Appellant raises the same point that is contemporaneously raised by appellant in Wright v. State, Ala.Cr.App., 380 So.2d 398, wherein the constitutionality of the “one-for-one” striking system of Jefferson County is challenged as unconstitutional. As stated in Wright, with authorities cited, such challenge has been repeatedly and uniformly overruled and cannot be sustained.

Appellant questions the sufficiency of the evidence to sustain the verdict. We summarize enough of it to show that it is sufficient.

William H. Parker testified that when he arrived at his transmission shop, at approximately 6:40 A.M., April 6, 1979, he noticed that the back door was wide open, that fifty-six of his rebuilt automobile transmissions were missing and that each of them had a value of approximately three hundred dollars. He saw a trail of oily substance, which appeared to be transmission fluid and followed the meandering trail thereof to a scrap yard owned by Mr. Ralph Jaffe. He found twelve of the missing transmissions in the yard.

Mr. Ralph Jaffe, owner of Jaffe Iron and Metal Company, testified that on or about April 6, 1979, although he was not positive as to the exact date, defendant Reggie E. Robinson, whom he had previously known by a different name, sold him eighteen hundred pounds of scrap transmissions, that defendant was one of his regular vendors. The witness said that in his opinion defendant sold him between ten and thirteen transmissions.

Mr. Parker and Mr. Jaffe were the only witnesses in the case. Although there were some minor discrepancies in the evidence, it fully supports the finding that defendant bought, received, concealed or aided in concealing the automobile transmissions'alleged in the indictment “knowing that they were stolen and not having the intent to restore them to the owner.”

Appellant urges that prejudicial error occurred in cross-examination of the witness Parker as follows:

“Q. You testified under direct examination that you are missing 56 transmissions, is that right?
“A. That’s right.
“Q. And yet you only found twelve of them in Jaffe’s lot, is that right?
“A. That’s all that I identified. There was more there.
“Q. That’s all you identified.
“In other words, there was only twelve that you thought you could identify?
“A. Sir, that many transmissions, the way they were piled up on top of each other, I couldn’t lift all those transmissions by myself and pull them out from one another.
“MR. HEFFLER: Your Honor, I move to exclude all that.
“MR. MAHON: Your Honor, that was responsive to his question.
“THE COURT: I understood that. I overruled him. It’s in.
“Q. But you identified then only twelve of them?
“A. Yes, sir.”

Appellant says that the answer to the question, as to which defendant moved for an exclusion, was not responsive to the question. The ambiguous and somewhat argumentative question as to what the witness “thought” he “could identify” was unambiguously and clearly answered, as responsively as the question could have been answered. The court ruled correctly.
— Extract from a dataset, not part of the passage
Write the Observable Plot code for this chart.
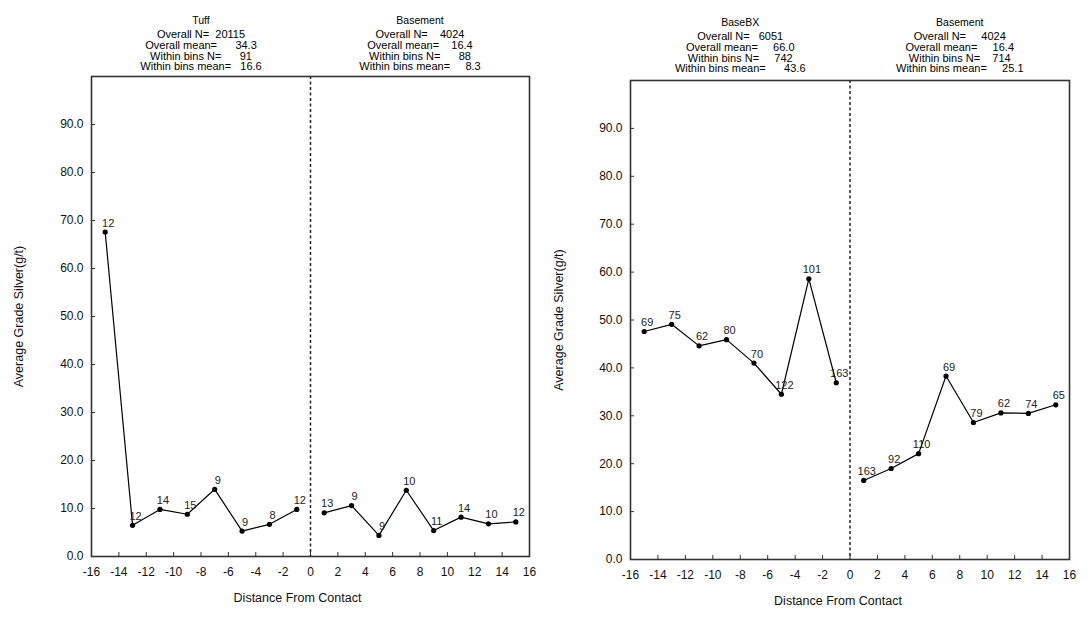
<!DOCTYPE html>
<html>
<head>
<meta charset="utf-8">
<script src="https://cdn.jsdelivr.net/npm/d3@7"></script>
<script src="https://cdn.jsdelivr.net/npm/@observablehq/plot@0.6"></script>
<style>
  html, body { margin: 0; padding: 0; background: #fff; }
  #wrap { display: flex; width: 1090px; height: 625px; }
  svg { font-family: "Liberation Sans", Arial, Helvetica, sans-serif; }
</style>
</head>
<body>
<div id="wrap"></div>
<script>
// ---------- data ----------
const xTicks = [-16,-14,-12,-10,-8,-6,-4,-2,0,2,4,6,8,10,12,14,16];
const yTicks = [0,10,20,30,40,50,60,70,80,90];
const xNeg = [-15,-13,-11,-9,-7,-5,-3,-1];
const xPos = [1,3,5,7,9,11,13,15];

// Left panel: Tuff vs Basement
const tuffMean   = [67.6, 6.5, 9.8, 8.8, 14.0, 5.3, 6.7, 9.8];
const tuffCount  = [12, 12, 14, 15, 9, 9, 8, 12];
const baseLMean  = [9.1, 10.6, 4.4, 13.8, 5.4, 8.2, 6.8, 7.2];
const baseLCount = [13, 9, 9, 10, 11, 14, 10, 12];

// Right panel: BaseBX vs Basement
const bbxMean    = [47.6, 49.1, 44.6, 45.9, 41.0, 34.5, 58.6, 36.9];
const bbxCount   = [69, 75, 62, 80, 70, 122, 101, 163];
const baseRMean  = [16.5, 19.0, 22.1, 38.3, 28.6, 30.6, 30.5, 32.3];
const baseRCount = [163, 92, 110, 69, 79, 62, 74, 65];

// Header statistics
const statLabels = ["Overall N=", "Overall mean=", "Within bins N=", "Within bins mean="];
const tuffStats   = ["20115", "34.3", "91", "16.6"];
const baseLStats  = ["4024", "16.4", "88", "8.3"];
const bbxStats    = ["6051", "66.0", "742", "43.6"];
const baseRStats  = ["4024", "16.4", "714", "25.1"];
const gaps = { tuff: [2,6,6,3], baseL: [4,4,6,5], bbx: [3,5,5,6], baseR: [5,5,4,5] };

const yLabel = "Average Grade Silver(g/t)";
const xLabel = "Distance From Contact";

// ---------- drawing ----------
const NB = "\u00A0";
function headerMarks(name, stats, gap, hx, mt, yTitle, yLines) {
  const marks = [
    Plot.text([name], {x: () => hx, frameAnchor: "top", dy: yTitle - mt, lineAnchor: "middle",
      fontSize: 10.5, fill: "#000", letterSpacing: 0.3})
  ];
  statLabels.forEach((lab, i) => {
    const s = lab + NB.repeat(gap[i]) + stats[i];
    marks.push(Plot.text([s], {x: () => hx, frameAnchor: "top", dy: yLines[i] - mt, lineAnchor: "middle",
      fontSize: 11, fill: "#000", letterSpacing: 0.55}));
  });
  return marks;
}

function panel(opts) {
  const {ml, mr, mt, mb, left, right} = opts;
  const rows = [];
  xNeg.forEach((x, i) => rows.push({x, y: left.mean[i], n: left.count[i], seg: "L"}));
  xPos.forEach((x, i) => rows.push({x, y: right.mean[i], n: right.count[i], seg: "R"}));
  return Plot.plot({
    width: 545,
    height: 625,
    marginLeft: ml, marginRight: mr, marginTop: mt, marginBottom: mb,
    style: {fontFamily: '"Liberation Sans", Arial, Helvetica, sans-serif', background: "#fff"},
    x: {domain: [-16, 16]},
    y: {domain: [0, 100]},
    marks: [
      Plot.ruleX([0], {stroke: "#222", strokeWidth: 1.5, strokeDasharray: "3,2.5"}),
      Plot.axisX({ticks: xTicks, tickFormat: d => String(d), tickSize: -4, tickPadding: 15,
        fontSize: 12, color: "#111", stroke: "#333", strokeWidth: 1, label: null}),
      Plot.axisY({ticks: yTicks, tickFormat: d3.format(".1f"), tickSize: -4, tickPadding: 12,
        fontSize: 12, color: "#111", stroke: "#333", strokeWidth: 1, label: null}),
      Plot.frame({stroke: "#333", strokeWidth: 1.6}),
      Plot.line(rows, {x: "x", y: "y", z: "seg", stroke: "#000", strokeWidth: 1.2}),
      Plot.dot(rows, {x: "x", y: "y", r: 2.6, fill: "#000", stroke: null}),
      Plot.text(rows, {x: "x", y: "y", text: d => String(d.n), dx: 3, dy: -9,
        fontSize: 11, fill: "#222"}),
      Plot.text([xLabel], {frameAnchor: "bottom", dy: 41, dx: opts.xdx, lineAnchor: "middle",
        fontSize: 12.5, fill: "#111"}),
      Plot.text([yLabel], {frameAnchor: "left", dx: opts.ydx, rotate: -90, lineAnchor: "middle",
        textAnchor: "middle", fontSize: 12.5, fill: "#111"}),
      ...headerMarks(left.name, left.stats, left.gap, -8, mt, opts.hy[0], opts.hy.slice(1)),
      ...headerMarks(right.name, right.stats, right.gap, 8, mt, opts.hy[0], opts.hy.slice(1))
    ]
  });
}

const wrap = document.getElementById("wrap");
wrap.appendChild(panel({
  ml: 91, mr: 16, mt: 76, mb: 69, xdx: -13, ydx: -73,
  hy: [20, 34.2, 44.8, 55.5, 66.3],
  left:  {name: "Tuff", mean: tuffMean, count: tuffCount, stats: tuffStats, gap: gaps.tuff},
  right: {name: "Basement", mean: baseLMean, count: baseLCount, stats: baseLStats, gap: gaps.baseL}
}));
wrap.appendChild(panel({
  ml: 85, mr: 21, mt: 80, mb: 66, xdx: -12, ydx: -72,
  hy: [22, 35.7, 46.7, 57.5, 67.8],
  left:  {name: "BaseBX", mean: bbxMean, count: bbxCount, stats: bbxStats, gap: gaps.bbx},
  right: {name: "Basement", mean: baseRMean, count: baseRCount, stats: baseRStats, gap: gaps.baseR}
}));
</script>
</body>
</html>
As a final contention, appellant argues alternatively that the term of imprisonment for ten years, which is the maximum sentence prescribed for the particular crime, was excessive and the case should be remanded for a lighter sentence. No authority is shown for such action, and there is none. Nevertheless, it should be noted in justice to the trial court that before it imposed the sentence, it was informed and announced in open court that “the defendant has four prior Grand Larceny convictions.”
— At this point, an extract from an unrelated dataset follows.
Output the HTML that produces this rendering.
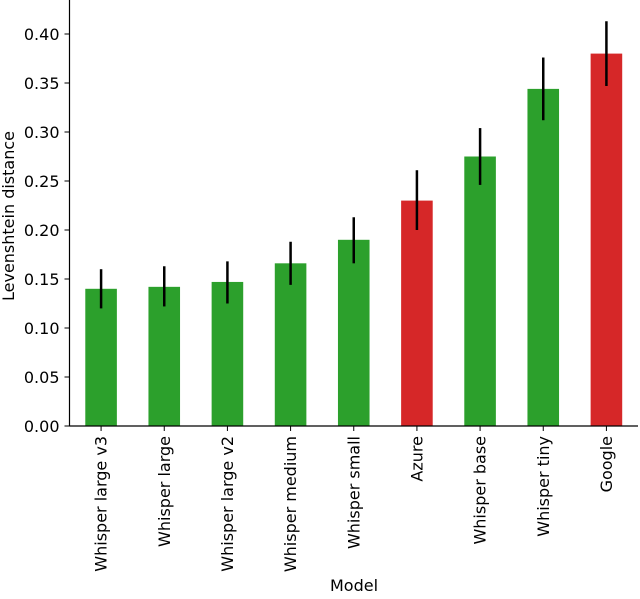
<!DOCTYPE html>
<html><head><meta charset="utf-8"><style>
body{margin:0;background:#fff;}
svg text{font-family:"DejaVu Sans","Liberation Sans",sans-serif;fill:#000;}
</style></head><body>
<svg id="chart" width="640" height="594" viewBox="0 0 640 594" xmlns="http://www.w3.org/2000/svg">
<g id="bars"></g>
<g id="axes"></g>
</svg>
<script>
const categories=["Whisper large v3","Whisper large","Whisper large v2","Whisper medium","Whisper small","Azure","Whisper base","Whisper tiny","Google"];
const values=[0.140,0.142,0.147,0.166,0.190,0.230,0.275,0.344,0.380];
const errLow=[0.120,0.122,0.125,0.144,0.166,0.200,0.246,0.312,0.347];
const errHigh=[0.160,0.163,0.168,0.188,0.213,0.261,0.304,0.376,0.413];
const colors=["#2ca02c","#2ca02c","#2ca02c","#2ca02c","#2ca02c","#d62728","#2ca02c","#2ca02c","#d62728"];
const yTicks=[0,0.05,0.10,0.15,0.20,0.25,0.30,0.35,0.40];
const yTickLabels=["0.00","0.05","0.10","0.15","0.20","0.25","0.30","0.35","0.40"];

const NS="http://www.w3.org/2000/svg";
const L=69.5,R=638,T=0,B=426;
const step=(R-L)/categories.length;
const x=i=>L+step*(i+0.5);
const y=v=>B-(v/0.40)*(B-34);
function mk(tag,attrs,parent){const e=document.createElementNS(NS,tag);for(const k in attrs)e.setAttribute(k,attrs[k]);parent.appendChild(e);return e;}
const bars=document.getElementById('bars'),axes=document.getElementById('axes');
const bw=step*0.5;
categories.forEach((c,i)=>{
 const r=mk('rect',{x:x(i)-bw/2,y:y(values[i]),width:bw,height:B-y(values[i]),fill:colors[i]},bars);
 
 
 const l=mk('line',{x1:x(i),x2:x(i),y1:y(errLow[i]),y2:y(errHigh[i]),stroke:'#000','stroke-width':2.5},bars);
 
 
 mk('line',{x1:x(i),x2:x(i),y1:B,y2:B+5,stroke:'#000','stroke-width':1},axes);
 const tx=mk('text',{x:0,y:0,'font-size':16,'text-anchor':'end',transform:`translate(${x(i)+5.5},${B+10}) rotate(-90)`},axes);
 tx.textContent=c;
 
 
});
yTicks.forEach((v,i)=>{
 mk('line',{x1:L-5,x2:L,y1:y(v),y2:y(v),stroke:'#000','stroke-width':1},axes);
 const t=mk('text',{x:L-10,y:y(v)+6,'font-size':16,'text-anchor':'end'},axes);
 t.textContent=yTickLabels[i];
 
 
});
const ya=mk('line',{x1:L,x2:L,y1:T,y2:B,stroke:'#000','stroke-width':1.2},axes);


const xa=mk('line',{x1:L,x2:R,y1:B,y2:B,stroke:'#000','stroke-width':1.2},axes);


const yt=mk('text',{x:0,y:0,'font-size':16,'text-anchor':'middle',transform:'translate(14,216) rotate(-90)'},axes);
yt.textContent='Levenshtein distance';


const xt=mk('text',{x:354,y:591,'font-size':16,'text-anchor':'middle'},axes);
xt.textContent='Model';


</script>
</body></html>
We find no error in the record. The judgment of the trial court is due to be affirmed.

The foregoing opinion was prepared by Retired Circuit Judge LEIGH M. CLARK, serving as a judge of this Court under the provisions of § 6.10 of the Judicial Article (Constitutional Amendment No. 328); his opinion is hereby adopted as that of the Court. The judgment of the trial court is hereby .

AFFIRMED.

All the Judges concur.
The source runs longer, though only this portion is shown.